7.2.4 Execution Context
The other primary reason for bootloader image complexity is the lack of execution context. When the sequence of instructions from Listing 7-3 starts executing (recall that these are the first machine instructions after power-on), the resources available to the running program are nearly zero. Default values designed into the hardware ensure that fetches from Flash memory work properly. This also ensures that the system clock has some default values, but little else can be assumed.2 The reset state of each processor is usually well defined by the manufacturer, but the reset state of a board is defined by the hardware designers.

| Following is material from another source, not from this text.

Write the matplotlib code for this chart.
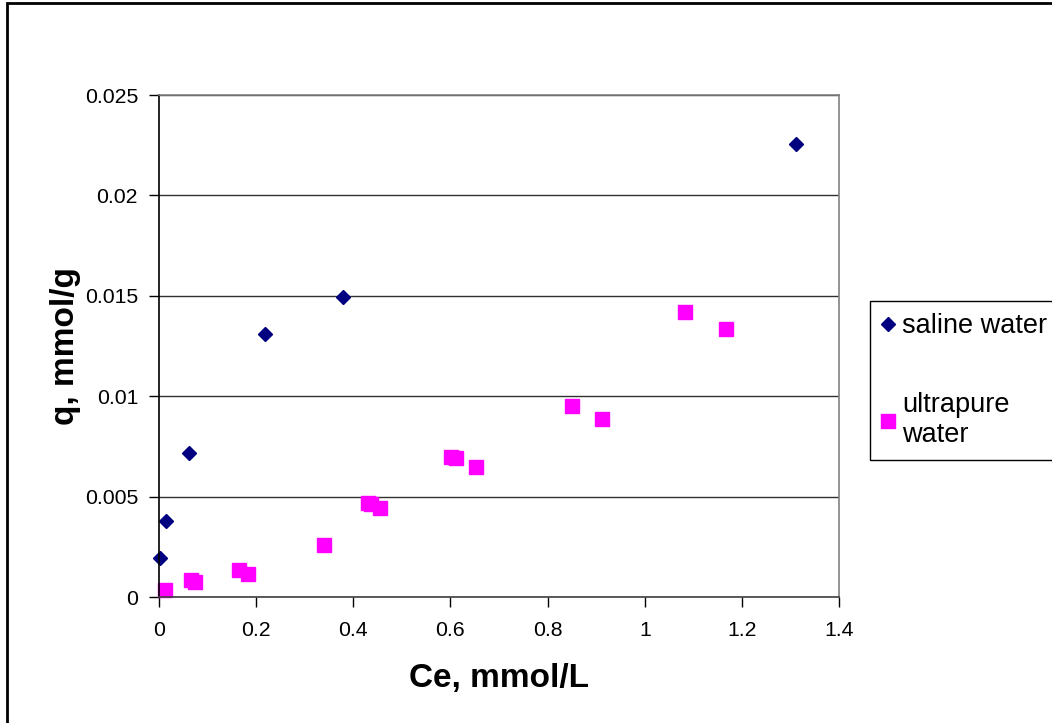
import matplotlib.pyplot as plt
from matplotlib.patches import Rectangle

plt.rcParams['font.family'] = ['Liberation Sans', 'DejaVu Sans']

# adsorption isotherm data, Ce (mmol/L) vs q (mmol/g)
saline_ce = [0.002, 0.014, 0.062, 0.218, 0.379, 1.311]
saline_q = [0.00197, 0.0038, 0.00717, 0.01309, 0.01496, 0.02257]

pure_ce = [0.012, 0.066, 0.074, 0.165, 0.184, 0.340, 0.430, 0.437, 0.455,
           0.601, 0.611, 0.652, 0.850, 0.912, 1.083, 1.167]
pure_q = [0.00036, 0.00085, 0.00075, 0.00136, 0.00116, 0.0026, 0.00468, 0.00466, 0.00446,
          0.0070, 0.00692, 0.0065, 0.00952, 0.00889, 0.0142, 0.01335]

x_ticks = [0, 0.2, 0.4, 0.6, 0.8, 1, 1.2, 1.4]
y_ticks = [0, 0.005, 0.01, 0.015, 0.02, 0.025]

fig = plt.figure(figsize=(10.52, 7.23), dpi=100)
ax = fig.add_axes([0.1511, 0.1739, 0.6465, 0.6947])

ax.plot(saline_ce, saline_q, linestyle='none', marker='D', ms=7.2,
        color='#000080', label='saline water', clip_on=False)
ax.plot(pure_ce, pure_q, linestyle='none', marker='s', ms=9.6,
        color='#FF00FF', label='ultrapure\nwater', clip_on=False)

ax.set_xlim(0, 1.4)
ax.set_ylim(0, 0.025)
ax.set_xticks(x_ticks)
ax.set_xticklabels(['0', '0.2', '0.4', '0.6', '0.8', '1', '1.2', '1.4'])
ax.set_yticks(y_ticks)
ax.set_yticklabels(['0', '0.005', '0.01', '0.015', '0.02', '0.025'])
ax.tick_params(axis='both', labelsize=15.3, direction='out', length=7, width=1, color='black')
ax.tick_params(axis='x', pad=10)
ax.tick_params(axis='y', pad=8)

ax.yaxis.grid(True, color='#303030', linewidth=1)
ax.set_axisbelow(True)
ax.spines['left'].set_color('black')
ax.spines['bottom'].set_color('#404040')
ax.spines['top'].set_color('#808080')
ax.spines['right'].set_color('#808080')
for s in ax.spines.values():
    s.set_linewidth(1.2)

ax.set_xlabel('Ce, mmol/L', fontsize=24, fontweight='bold', labelpad=17)
ax.set_ylabel('q, mmol/g', fontsize=24, fontweight='bold', labelpad=3)

leg = ax.legend(loc='upper left', bbox_to_anchor=(870 / 1052, 1 - 301 / 723),
                bbox_transform=fig.transFigure, fontsize=19.5, frameon=True,
                fancybox=False, edgecolor='black', framealpha=1,
                handlelength=0.4, handletextpad=0.35, borderpad=0.45,
                labelspacing=1.95, borderaxespad=0)
leg.get_frame().set_linewidth(1)

# outer chart border
fig.patches.append(Rectangle((6.5 / 1052, -0.1), 1.2, 1.1 - 3.5 / 723,
                             transform=fig.transFigure, fill=False,
                             edgecolor='black', linewidth=2))

fig.savefig('out.png', dpi=100)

Indeed, most processors have no DRAM available at startup for temporary storage of variables or, worse, for a stack that is required to use C program calling conventions. If you were forced to write a "Hello World" program with no DRAM and, therefore, no stack, it would be quite different from the traditional "Hello World" example.
This limitation places significant challenges on the initial body of code designed to initialize the hardware. As a result, one of the first tasks the bootloader performs on startup is to configure enough of the hardware to enable at least some minimal amount of RAM. Some processors designed for embedded use have small amounts of on-chip static RAM available. This is the case with the 405GP we've been discussing. When RAM is available, a stack can be allocated using part of that RAM, and a proper context can be constructed to run higher-level languages such as C. This allows the rest of the processor and platform initialization to be written in something other than assembly language.